— А ты такая же красивая и смертельно опасная, как и моя винтовочка, — оценил шутку старик, как подсознательно оценил и возможности старой ведьмы. — Эх, не возраст бы — уже бы сватов засылал!
— Ладно, пошутили, и хватит! — Прервал я затянувшееся веселье. — Все в машину! Время не ждёт!
Дед Маркей и так уже сидел на заднем сиденье, не выпуская из рук любимую винтовку, которую он уже считал безвозвратно утерянной. Рядом с ним уселся отец Евлампий. Я занял переднее пассажирское сидение, а Глория устроилась за рулём. Я мог бы тоже вести машину, но мне нужно было поразмышлять, каким образом осуществить задуманное.
Ведь сейчас мне хотелось уничтожить врага, располагающегося на огромной территории, да еще куда большим числом, чем в прошлый раз. Но тогда я реально надорвался, и чуть было не сдох. К тому же потерял возможность творить настолько убойные заклинания.
— Куда едем, Месер? — уточнила Глория, поскольку сам я ничего по поводу пункта назначения ей не сообщил.
— Пока веди на выезд из Покровки… Кстати, ты заразную мышь где оставила?
— В госпитале.
— Тогда сначала в госпиталь, а затем… Затем я скажу, куда…
Глория завела машину, и мы неторопливо покатили по посёлку. Для всех, кто попадался нам по пути, Глория ехала в машине одна — всех остальных продолжал скрывать морок. Я же прикрыл глаза, пытаясь решить в голове одну очень непростую дилемму.
По моей нынешней задумке я с помощью Глории должен был стереть в порошок всех фрицев в ближайшей округе. По первоначальному же плану я хотел их попросту заразить смертельным заболеванием — «слегка доработанной» туляремией, протекающей с ужасающими и мучительными для зараженных симптомами.
Но этот вариант требовал более длительного времени, а я не хотел больше ждать. Зараженную туляремией мышь я решил использовать в тылу соединений и частей вермахта, которые вот уже второй месяц рвались к Сталинграду. И которые вот уже второй месяц умывались кровью, пытаясь через горы своих трупов пробиться к героическому городу.
На сегодняшний момент немецкое командование сосредоточило под Сталинградом свыше полумиллиона своих войск, несколько тысяч танков и сотни самолетов. И всё это время вместо разгромленных и потрепанных войск, под Сталинградприбывали новые дивизии, новые танки и новые самолеты.
Но наши бойцы встали намертво, не давая уже совершенно озверевшим фашистам захватить город. А взятие Сталинграда снимало сразу массу неразрешимых для фашистов проблем: дальнейшего продвижения на Кавказском направлении, так как гарнизон Сталинграда постоянно угрожал флангу и тылу немецко-фашистских войск; под большим вопросом находился выход к Волге и берегам Каспия — ведь не сломленный Сталинград угрожал бы им и в том, и в другом случае.
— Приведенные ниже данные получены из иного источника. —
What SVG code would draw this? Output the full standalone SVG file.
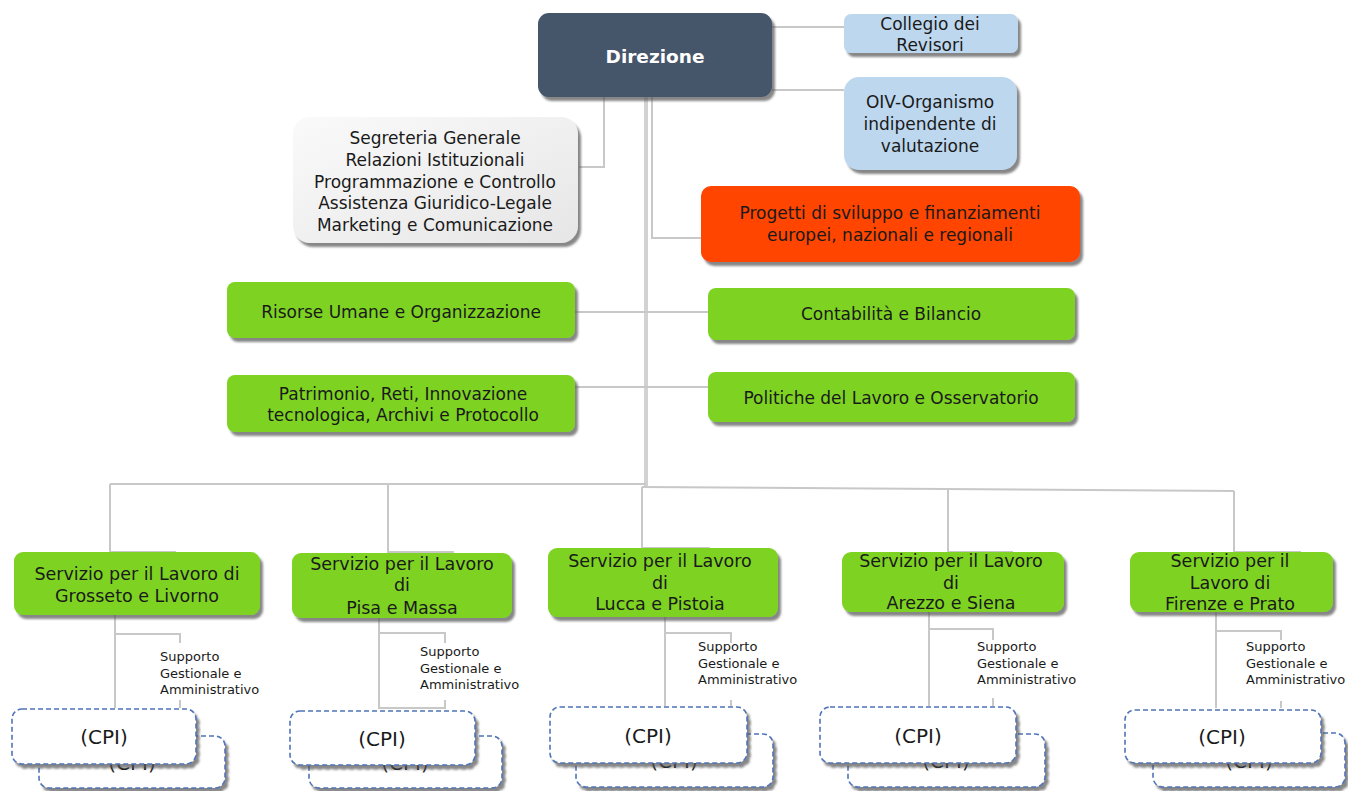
<svg xmlns="http://www.w3.org/2000/svg" width="1348" height="791" viewBox="0 0 1348 791">
<style>
  text { font-family: "DejaVu Sans", Verdana, "Liberation Sans", sans-serif; fill: #1a1a1a; text-anchor: middle; }
  .t17 { font-size: 17px; }
  .t18 { font-size: 17.5px; }
  .sm { font-size: 13px; text-anchor: start; }
  .dir { font-size: 18.5px; font-weight: bold; fill: #ffffff; }
  .cpi { font-size: 20px; }
  .con { fill: none; stroke: #c8c8c8; stroke-width: 2; }
  .main { fill: none; stroke: #d2d2d2; stroke-width: 4; }
  .green { fill: #7ed321; filter: url(#sh); }
  .blue { fill: #bdd7ee; filter: url(#sh); }
  .cpibox { fill: #ffffff; stroke: #4f74b8; stroke-width: 1.6; stroke-dasharray: 5 3; filter: url(#sh); }
</style>
<defs>
  <filter id="sh" x="-10%" y="-10%" width="125%" height="135%">
    <feDropShadow dx="3" dy="4" stdDeviation="1" flood-color="#555555" flood-opacity="0.7"/>
  </filter>
  <linearGradient id="gg" x1="0" y1="0" x2="1" y2="1">
    <stop offset="0" stop-color="#fafafa"/>
    <stop offset="1" stop-color="#e6e6e6"/>
  </linearGradient>
</defs>
<rect width="1348" height="791" fill="#ffffff"/>

<g id="connectors">
  <path class="con" d="M772 27 H844"/>
  <path class="con" d="M772 90 H844"/>
  <path class="con" d="M604 97 V167 H579"/>
  <path class="main" d="M646 97 V486"/>
  <path class="con" d="M652 97 V238 H701"/>
  <path class="con" d="M575 312 H708"/>
  <path class="con" d="M575 387 H708"/>
  <path class="con" d="M110 484 H646"/>
  <path class="con" d="M642 487 L1234 491"/>
  <path class="con" d="M110 484 V552 H175 V560"/>
  <path class="con" d="M388 484 V552 H453 V560"/>
  <path class="con" d="M642 487 V548 H709 V556"/>
  <path class="con" d="M948 489 V552 H1012 V560"/>
  <path class="con" d="M1234 491 V552 H1300 V558"/>
  <path class="con" d="M115 615 V708 M115 634 H180 V643 M180 700 V708"/>
  <path class="con" d="M379 618 V708 H445 V700 M379 633 H445 V643"/>
  <path class="con" d="M665 617 V706 M665 633 H731 V643 M731 700 V706"/>
  <path class="con" d="M929 612 V706 M929 629 H993 V640 M993 698 V706"/>
  <path class="con" d="M1216 612 V708 M1216 631 H1281 V640 M1281 701 V708"/>
</g>

<g id="direzione">
  <rect x="538" y="13" width="234" height="84" rx="11" fill="#44546a" filter="url(#sh)"/>
  <text class="dir" x="655" y="63">Direzione</text>
</g>
<g id="collegio">
  <rect class="blue" x="844" y="14" width="174" height="39" rx="7"/>
  <text class="t17" x="930" y="30">Collegio dei</text>
  <text class="t17" x="930" y="51">Revisori</text>
</g>
<g id="oiv">
  <rect class="blue" x="844" y="77" width="173" height="93" rx="15"/>
  <text class="t17" x="930" y="108">OIV-Organismo</text>
  <text class="t17" x="930" y="130">indipendente di</text>
  <text class="t17" x="930" y="152">valutazione</text>
</g>
<g id="segreteria">
  <rect x="293" y="117" width="285" height="126" rx="17" fill="url(#gg)" filter="url(#sh)"/>
  <text class="t17" x="435" y="144">Segreteria Generale</text>
  <text class="t17" x="435" y="166">Relazioni Istituzionali</text>
  <text class="t17" x="435" y="188">Programmazione e Controllo</text>
  <text class="t17" x="435" y="209">Assistenza Giuridico-Legale</text>
  <text class="t17" x="435" y="231">Marketing e Comunicazione</text>
</g>
<g id="progetti">
  <rect x="701" y="186" width="379" height="76" rx="10" fill="#ff4500" filter="url(#sh)"/>
  <text class="t17" x="890" y="219">Progetti di sviluppo e finanziamenti</text>
  <text class="t17" x="890" y="241">europei, nazionali e regionali</text>
</g>
<g id="risorse">
  <rect class="green" x="227" y="282" width="348" height="56" rx="8"/>
  <text class="t17" x="401" y="318">Risorse Umane e Organizzazione</text>
</g>
<g id="contabilita">
  <rect class="green" x="708" y="288" width="367" height="52" rx="8"/>
  <text class="t17" x="891" y="320">Contabilità e Bilancio</text>
</g>
<g id="patrimonio">
  <rect class="green" x="227" y="375" width="348" height="57" rx="8"/>
  <text class="t17" x="403" y="400">Patrimonio, Reti, Innovazione</text>
  <text class="t17" x="403" y="421">tecnologica, Archivi e Protocollo</text>
</g>
<g id="politiche">
  <rect class="green" x="708" y="372" width="367" height="50" rx="8"/>
  <text class="t17" x="891" y="404">Politiche del Lavoro e Osservatorio</text>
</g>

<g id="grosseto">
  <rect class="green" x="14" y="552" width="246" height="63" rx="9"/>
  <text class="t18" x="137" y="580">Servizio per il Lavoro di</text>
  <text class="t18" x="137" y="602">Grosseto e Livorno</text>
</g>
<g id="pisa">
  <rect class="green" x="292" y="553" width="220" height="65" rx="9"/>
  <text class="t18" x="402" y="570">Servizio per il Lavoro</text>
  <text class="t18" x="402" y="591">di</text>
  <text class="t18" x="402" y="614">Pisa e Massa</text>
</g>
<g id="lucca">
  <rect class="green" x="548" y="548" width="230" height="69" rx="9"/>
  <text class="t18" x="660" y="567">Servizio per il Lavoro</text>
  <text class="t18" x="660" y="589">di</text>
  <text class="t18" x="660" y="610">Lucca e Pistoia</text>
</g>
<g id="arezzo">
  <rect class="green" x="842" y="552" width="222" height="60" rx="9"/>
  <text class="t18" x="951" y="567">Servizio per il Lavoro</text>
  <text class="t18" x="951" y="589">di</text>
  <text class="t18" x="951" y="609">Arezzo e Siena</text>
</g>
<g id="firenze">
  <rect class="green" x="1130" y="552" width="203" height="60" rx="9"/>
  <text class="t18" x="1230" y="567">Servizio per il</text>
  <text class="t18" x="1230" y="589">Lavoro di</text>
  <text class="t18" x="1230" y="610">Firenze e Prato</text>
</g>

<g id="supporto-grosseto">
  <text class="sm" x="160" y="661">Supporto</text>
  <text class="sm" x="160" y="678">Gestionale e</text>
  <text class="sm" x="160" y="694">Amministrativo</text>
</g>
<g id="supporto-pisa">
  <text class="sm" x="420" y="656">Supporto</text>
  <text class="sm" x="420" y="673">Gestionale e</text>
  <text class="sm" x="420" y="689">Amministrativo</text>
</g>
<g id="supporto-lucca">
  <text class="sm" x="698" y="651">Supporto</text>
  <text class="sm" x="698" y="668">Gestionale e</text>
  <text class="sm" x="698" y="684">Amministrativo</text>
</g>
<g id="supporto-arezzo">
  <text class="sm" x="977" y="651">Supporto</text>
  <text class="sm" x="977" y="668">Gestionale e</text>
  <text class="sm" x="977" y="684">Amministrativo</text>
</g>
<g id="supporto-firenze">
  <text class="sm" x="1246" y="651">Supporto</text>
  <text class="sm" x="1246" y="668">Gestionale e</text>
  <text class="sm" x="1246" y="684">Amministrativo</text>
</g>

<g id="cpi-grosseto">
  <rect class="cpibox" x="39" y="736" width="186" height="52" rx="10"/>
  <text class="cpi" x="132" y="770">(CPI)</text>
  <rect class="cpibox" x="12" y="709" width="184" height="55" rx="10"/>
  <text class="cpi" x="104" y="744">(CPI)</text>
</g>
<g id="cpi-pisa">
  <rect class="cpibox" x="309" y="736" width="193" height="52" rx="10"/>
  <text class="cpi" x="405" y="770">(CPI)</text>
  <rect class="cpibox" x="290" y="711" width="185" height="54" rx="10"/>
  <text class="cpi" x="382" y="746">(CPI)</text>
</g>
<g id="cpi-lucca">
  <rect class="cpibox" x="576" y="734" width="197" height="53" rx="10"/>
  <text class="cpi" x="674" y="768">(CPI)</text>
  <rect class="cpibox" x="550" y="707" width="197" height="56" rx="10"/>
  <text class="cpi" x="648" y="743">(CPI)</text>
</g>
<g id="cpi-arezzo">
  <rect class="cpibox" x="848" y="734" width="197" height="53" rx="10"/>
  <text class="cpi" x="946" y="768">(CPI)</text>
  <rect class="cpibox" x="820" y="707" width="196" height="56" rx="10"/>
  <text class="cpi" x="918" y="743">(CPI)</text>
</g>
<g id="cpi-firenze">
  <rect class="cpibox" x="1153" y="733" width="192" height="54" rx="10"/>
  <text class="cpi" x="1249" y="768">(CPI)</text>
  <rect class="cpibox" x="1125" y="710" width="196" height="53" rx="10"/>
  <text class="cpi" x="1222" y="744">(CPI)</text>
</g>
</svg>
Если в этом мире, уже однозначно превратившимся в альтернативную ветку моего родного, история еще не слетела с набитой колеи,после всех моих попыток её изменить, то перелом на Сталинградском направлении произойдет лишь в начале февраля будущего года.
А я надеялся, что мой маленький диверсант, заряженный очень нехорошей болезнью, сумеет так проредить ряды оккупантов, что известная мне дата сместится хотя бы на какое-то время. И не важно, на месяц, неделю, либо всего на несколько дней. Ведь каждый день кровопролитных боёв — это жизнь наших людей. Чьих-то дедов, отцов и братьев… Да и наши женщины подчас наравне сражались с нашими мужчинами… Если в результате моих действий победа сместится даже на один день — всё это будет не зря!
А вот что делать с тварями, уничтожившими партизан и спалившими лес Большака, я еще полчаса назад даже не представлял (кроме уже имеющегося). Как бы это не показалось странным, решение я нашел во время нашего жесткого противостояния с первым всадником в моём сознании.
Правда, я это не сразу понял — в тот момент мне, как-тосовершенно не до этого было. Ведь я мог реально и без остатка раствориться в проявлении в моём теле этой Высшей Силы, не подчинённой практически никаким ограничениям. И то, что я выиграл этот раунд, абсолютно ни о чём не говорило. Это временная победа — ни в моих жалких силах долго удерживать первого из четверки в собственной черепушке. Однажды он обязательно вырвется…
Что будет потом, я старался не думать — всё равно бы ничего не придумал. А вот то, что я стал обладателем еще одной крупицы памяти первого всадника Апокалипсиса, причём, очень важной, я осознал немного позже, когда схлынул боевой мандраж, а мысли пришли в более-менее вменяемое состояние.